> CHALLENGE: For each line that holds "chart", copy the line out.

** START OF DATA SHOWN **

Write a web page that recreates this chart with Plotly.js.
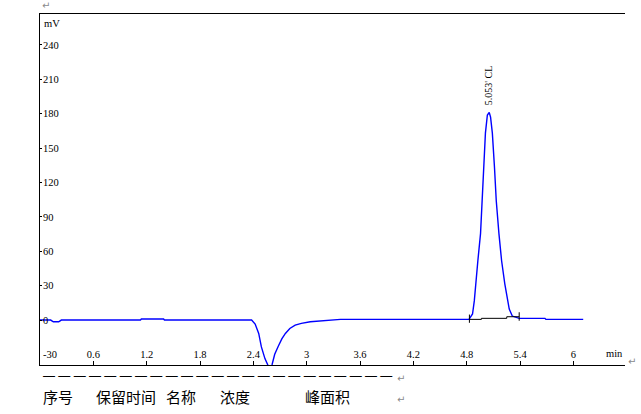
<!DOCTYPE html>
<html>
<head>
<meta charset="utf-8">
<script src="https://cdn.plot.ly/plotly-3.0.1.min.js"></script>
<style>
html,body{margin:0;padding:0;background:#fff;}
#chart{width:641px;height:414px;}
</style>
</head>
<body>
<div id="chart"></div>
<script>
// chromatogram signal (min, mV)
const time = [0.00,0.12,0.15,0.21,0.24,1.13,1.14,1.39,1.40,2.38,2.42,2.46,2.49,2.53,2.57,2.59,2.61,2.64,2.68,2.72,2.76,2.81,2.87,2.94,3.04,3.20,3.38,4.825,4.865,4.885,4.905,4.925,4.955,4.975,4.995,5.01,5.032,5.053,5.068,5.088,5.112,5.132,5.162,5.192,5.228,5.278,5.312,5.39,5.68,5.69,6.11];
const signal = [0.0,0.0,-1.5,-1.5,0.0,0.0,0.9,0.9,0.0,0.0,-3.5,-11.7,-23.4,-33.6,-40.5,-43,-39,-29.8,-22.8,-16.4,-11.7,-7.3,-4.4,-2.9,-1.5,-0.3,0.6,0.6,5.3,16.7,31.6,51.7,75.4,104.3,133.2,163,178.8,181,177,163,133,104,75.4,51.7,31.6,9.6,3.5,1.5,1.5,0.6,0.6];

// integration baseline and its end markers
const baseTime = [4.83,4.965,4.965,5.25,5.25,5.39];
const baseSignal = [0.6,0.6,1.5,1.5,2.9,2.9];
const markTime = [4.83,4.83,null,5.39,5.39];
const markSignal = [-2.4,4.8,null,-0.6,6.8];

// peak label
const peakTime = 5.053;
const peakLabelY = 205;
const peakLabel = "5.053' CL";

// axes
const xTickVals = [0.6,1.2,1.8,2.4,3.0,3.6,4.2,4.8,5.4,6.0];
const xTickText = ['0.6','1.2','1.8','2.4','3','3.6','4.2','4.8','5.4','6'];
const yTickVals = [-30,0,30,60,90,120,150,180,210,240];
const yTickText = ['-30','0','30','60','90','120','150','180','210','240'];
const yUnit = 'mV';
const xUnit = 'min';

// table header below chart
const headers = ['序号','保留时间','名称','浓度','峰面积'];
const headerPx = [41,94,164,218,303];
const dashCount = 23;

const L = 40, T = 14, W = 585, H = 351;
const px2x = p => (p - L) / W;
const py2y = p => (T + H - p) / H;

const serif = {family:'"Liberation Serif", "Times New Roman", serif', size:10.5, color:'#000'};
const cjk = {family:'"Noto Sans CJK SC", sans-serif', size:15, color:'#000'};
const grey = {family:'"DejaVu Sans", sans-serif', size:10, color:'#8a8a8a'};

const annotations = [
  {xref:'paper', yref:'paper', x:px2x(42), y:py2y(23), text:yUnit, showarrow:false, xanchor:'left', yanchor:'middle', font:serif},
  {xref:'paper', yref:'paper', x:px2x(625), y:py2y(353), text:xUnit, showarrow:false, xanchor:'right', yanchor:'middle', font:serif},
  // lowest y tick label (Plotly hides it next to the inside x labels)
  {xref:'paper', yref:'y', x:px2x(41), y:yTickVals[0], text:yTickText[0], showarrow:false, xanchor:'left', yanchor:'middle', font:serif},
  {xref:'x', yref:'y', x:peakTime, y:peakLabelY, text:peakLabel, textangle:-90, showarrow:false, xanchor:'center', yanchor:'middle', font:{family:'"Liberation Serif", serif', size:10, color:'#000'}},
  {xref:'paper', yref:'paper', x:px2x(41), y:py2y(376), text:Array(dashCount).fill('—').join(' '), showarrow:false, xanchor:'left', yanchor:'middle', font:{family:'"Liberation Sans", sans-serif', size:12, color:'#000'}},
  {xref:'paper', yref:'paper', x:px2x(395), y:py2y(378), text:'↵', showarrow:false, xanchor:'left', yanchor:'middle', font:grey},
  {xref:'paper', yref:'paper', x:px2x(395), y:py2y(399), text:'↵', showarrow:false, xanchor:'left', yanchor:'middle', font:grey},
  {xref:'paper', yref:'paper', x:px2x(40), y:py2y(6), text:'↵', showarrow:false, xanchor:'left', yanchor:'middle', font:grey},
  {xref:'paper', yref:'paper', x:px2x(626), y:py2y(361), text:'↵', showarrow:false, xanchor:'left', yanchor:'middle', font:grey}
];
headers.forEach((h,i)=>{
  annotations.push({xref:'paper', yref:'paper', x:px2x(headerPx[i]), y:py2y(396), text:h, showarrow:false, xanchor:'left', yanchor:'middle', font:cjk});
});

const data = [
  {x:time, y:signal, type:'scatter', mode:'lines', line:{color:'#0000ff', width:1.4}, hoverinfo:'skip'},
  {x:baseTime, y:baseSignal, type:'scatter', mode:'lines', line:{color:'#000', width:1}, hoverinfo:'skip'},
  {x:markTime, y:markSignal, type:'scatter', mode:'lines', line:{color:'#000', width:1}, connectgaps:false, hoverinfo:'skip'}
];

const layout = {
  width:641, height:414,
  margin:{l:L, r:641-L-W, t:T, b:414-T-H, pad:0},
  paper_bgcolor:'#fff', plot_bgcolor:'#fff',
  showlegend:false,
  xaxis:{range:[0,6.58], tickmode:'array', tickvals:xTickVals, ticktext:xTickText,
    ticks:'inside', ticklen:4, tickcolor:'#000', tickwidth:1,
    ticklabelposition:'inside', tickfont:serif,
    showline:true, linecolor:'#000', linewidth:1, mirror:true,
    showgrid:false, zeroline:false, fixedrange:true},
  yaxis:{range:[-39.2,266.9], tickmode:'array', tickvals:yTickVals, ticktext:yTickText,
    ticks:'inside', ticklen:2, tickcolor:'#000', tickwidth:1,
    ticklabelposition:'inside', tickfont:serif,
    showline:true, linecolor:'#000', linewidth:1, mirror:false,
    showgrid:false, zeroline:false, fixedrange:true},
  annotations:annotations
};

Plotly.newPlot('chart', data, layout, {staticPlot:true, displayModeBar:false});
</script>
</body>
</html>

** END OF DATA SHOWN **
** START OF DATA SHOWN **

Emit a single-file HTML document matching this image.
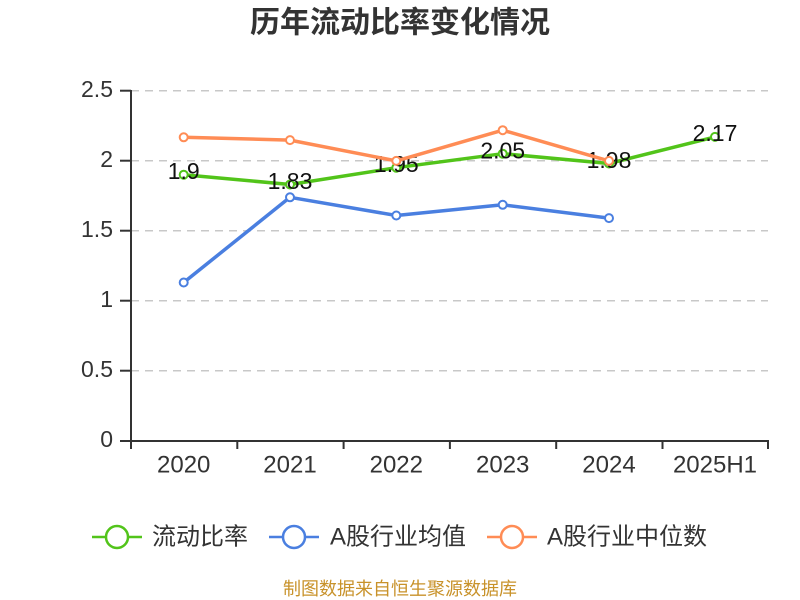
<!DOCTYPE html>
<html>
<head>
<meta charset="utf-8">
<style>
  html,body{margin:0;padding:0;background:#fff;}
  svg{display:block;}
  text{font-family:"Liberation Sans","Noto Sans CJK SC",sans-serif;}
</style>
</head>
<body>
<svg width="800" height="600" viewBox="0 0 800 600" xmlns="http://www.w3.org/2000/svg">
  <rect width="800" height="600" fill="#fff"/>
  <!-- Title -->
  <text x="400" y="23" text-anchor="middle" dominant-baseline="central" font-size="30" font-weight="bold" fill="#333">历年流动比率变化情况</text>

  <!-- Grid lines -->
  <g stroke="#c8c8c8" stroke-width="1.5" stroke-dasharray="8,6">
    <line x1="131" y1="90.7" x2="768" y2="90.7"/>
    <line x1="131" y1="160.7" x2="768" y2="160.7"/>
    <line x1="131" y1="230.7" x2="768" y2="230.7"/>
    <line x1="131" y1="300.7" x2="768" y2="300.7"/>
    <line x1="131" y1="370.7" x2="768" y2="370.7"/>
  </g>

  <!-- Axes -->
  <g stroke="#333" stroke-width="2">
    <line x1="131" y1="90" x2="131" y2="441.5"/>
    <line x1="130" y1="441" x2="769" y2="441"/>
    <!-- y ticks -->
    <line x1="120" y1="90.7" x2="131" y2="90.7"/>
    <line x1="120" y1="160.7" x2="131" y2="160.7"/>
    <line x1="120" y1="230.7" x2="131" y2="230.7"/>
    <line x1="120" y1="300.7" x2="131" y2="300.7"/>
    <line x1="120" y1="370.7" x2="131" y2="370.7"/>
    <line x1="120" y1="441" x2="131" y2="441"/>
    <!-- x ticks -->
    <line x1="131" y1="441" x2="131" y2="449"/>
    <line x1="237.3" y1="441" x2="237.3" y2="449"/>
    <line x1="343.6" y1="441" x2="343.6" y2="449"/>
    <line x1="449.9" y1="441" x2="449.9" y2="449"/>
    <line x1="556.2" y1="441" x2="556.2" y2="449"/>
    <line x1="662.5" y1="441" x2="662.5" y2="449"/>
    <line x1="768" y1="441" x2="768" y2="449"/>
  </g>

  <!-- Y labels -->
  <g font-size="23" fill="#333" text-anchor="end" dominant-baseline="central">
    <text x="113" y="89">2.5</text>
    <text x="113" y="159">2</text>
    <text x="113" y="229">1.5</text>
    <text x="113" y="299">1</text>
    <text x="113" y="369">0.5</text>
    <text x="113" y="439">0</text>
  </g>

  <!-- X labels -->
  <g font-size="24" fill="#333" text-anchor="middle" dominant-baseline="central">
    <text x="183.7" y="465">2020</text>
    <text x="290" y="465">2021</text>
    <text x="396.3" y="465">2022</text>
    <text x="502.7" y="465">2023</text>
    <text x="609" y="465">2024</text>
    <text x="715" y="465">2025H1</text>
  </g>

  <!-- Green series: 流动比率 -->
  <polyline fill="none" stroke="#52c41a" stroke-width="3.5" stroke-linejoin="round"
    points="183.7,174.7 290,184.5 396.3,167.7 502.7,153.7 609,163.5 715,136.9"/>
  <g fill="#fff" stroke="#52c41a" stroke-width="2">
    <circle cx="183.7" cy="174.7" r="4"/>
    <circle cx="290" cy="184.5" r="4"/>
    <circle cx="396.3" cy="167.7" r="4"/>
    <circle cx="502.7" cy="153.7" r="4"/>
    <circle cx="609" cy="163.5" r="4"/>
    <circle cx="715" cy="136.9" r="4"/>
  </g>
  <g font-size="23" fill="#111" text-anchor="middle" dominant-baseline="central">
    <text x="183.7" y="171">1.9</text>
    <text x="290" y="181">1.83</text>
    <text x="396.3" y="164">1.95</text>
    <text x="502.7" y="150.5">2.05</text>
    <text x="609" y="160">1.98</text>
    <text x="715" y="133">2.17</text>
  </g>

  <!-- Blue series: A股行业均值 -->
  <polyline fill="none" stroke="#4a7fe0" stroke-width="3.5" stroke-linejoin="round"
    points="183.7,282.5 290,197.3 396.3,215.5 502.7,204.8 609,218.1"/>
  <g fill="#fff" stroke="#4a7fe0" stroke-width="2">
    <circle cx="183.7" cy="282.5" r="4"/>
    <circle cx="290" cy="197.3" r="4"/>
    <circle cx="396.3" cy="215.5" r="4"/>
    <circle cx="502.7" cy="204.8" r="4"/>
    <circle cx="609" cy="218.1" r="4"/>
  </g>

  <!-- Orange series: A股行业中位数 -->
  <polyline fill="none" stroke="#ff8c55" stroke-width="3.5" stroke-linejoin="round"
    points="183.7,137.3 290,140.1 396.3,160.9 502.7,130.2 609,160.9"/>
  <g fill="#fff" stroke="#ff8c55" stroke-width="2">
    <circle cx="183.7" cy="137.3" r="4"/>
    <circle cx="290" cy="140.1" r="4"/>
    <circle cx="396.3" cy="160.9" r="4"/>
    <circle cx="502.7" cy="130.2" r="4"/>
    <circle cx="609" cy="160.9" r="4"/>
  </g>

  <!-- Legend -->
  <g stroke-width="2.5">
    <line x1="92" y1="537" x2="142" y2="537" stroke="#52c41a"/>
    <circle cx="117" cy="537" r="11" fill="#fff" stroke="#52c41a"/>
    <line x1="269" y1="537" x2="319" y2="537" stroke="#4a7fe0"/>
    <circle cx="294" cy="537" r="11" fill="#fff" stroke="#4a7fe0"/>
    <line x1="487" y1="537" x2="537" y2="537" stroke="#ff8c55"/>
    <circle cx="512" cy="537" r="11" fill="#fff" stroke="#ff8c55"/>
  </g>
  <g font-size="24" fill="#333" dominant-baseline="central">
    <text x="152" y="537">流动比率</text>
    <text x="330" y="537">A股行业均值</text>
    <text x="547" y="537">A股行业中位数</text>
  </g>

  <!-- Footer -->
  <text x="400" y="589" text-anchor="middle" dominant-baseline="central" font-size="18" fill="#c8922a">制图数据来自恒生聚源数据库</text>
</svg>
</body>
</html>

** END OF DATA SHOWN **
** START OF DATA SHOWN **

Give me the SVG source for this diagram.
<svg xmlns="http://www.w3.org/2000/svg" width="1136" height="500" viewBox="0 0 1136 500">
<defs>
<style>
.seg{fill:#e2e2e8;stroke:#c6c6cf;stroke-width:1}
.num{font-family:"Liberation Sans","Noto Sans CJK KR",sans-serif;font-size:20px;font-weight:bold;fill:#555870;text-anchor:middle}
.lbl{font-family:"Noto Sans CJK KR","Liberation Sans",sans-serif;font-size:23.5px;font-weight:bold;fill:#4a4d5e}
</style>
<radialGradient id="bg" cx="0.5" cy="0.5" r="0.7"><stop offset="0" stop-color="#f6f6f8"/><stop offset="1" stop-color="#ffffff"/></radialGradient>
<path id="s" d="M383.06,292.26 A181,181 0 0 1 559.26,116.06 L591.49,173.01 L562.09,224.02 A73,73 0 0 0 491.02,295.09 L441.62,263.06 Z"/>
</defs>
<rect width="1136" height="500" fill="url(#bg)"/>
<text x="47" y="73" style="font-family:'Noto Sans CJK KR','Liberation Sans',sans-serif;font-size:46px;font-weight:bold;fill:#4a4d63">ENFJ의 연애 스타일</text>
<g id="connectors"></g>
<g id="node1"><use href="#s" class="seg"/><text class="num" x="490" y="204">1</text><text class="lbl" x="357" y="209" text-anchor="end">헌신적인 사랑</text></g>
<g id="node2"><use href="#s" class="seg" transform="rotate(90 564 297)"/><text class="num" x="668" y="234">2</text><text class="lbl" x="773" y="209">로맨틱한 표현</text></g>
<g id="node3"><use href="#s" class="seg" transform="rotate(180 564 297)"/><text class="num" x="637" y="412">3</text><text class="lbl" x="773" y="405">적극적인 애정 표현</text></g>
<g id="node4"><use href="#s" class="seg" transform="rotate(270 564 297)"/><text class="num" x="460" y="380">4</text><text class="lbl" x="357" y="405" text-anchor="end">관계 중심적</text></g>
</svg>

** END OF DATA SHOWN **

> EXERCISE ANSWER:
Write a web page that recreates this chart with Plotly.js.
#chart{width:641px;height:414px;}
<div id="chart"></div>
// table header below chart
Plotly.newPlot('chart', data, layout, {staticPlot:true, displayModeBar:false});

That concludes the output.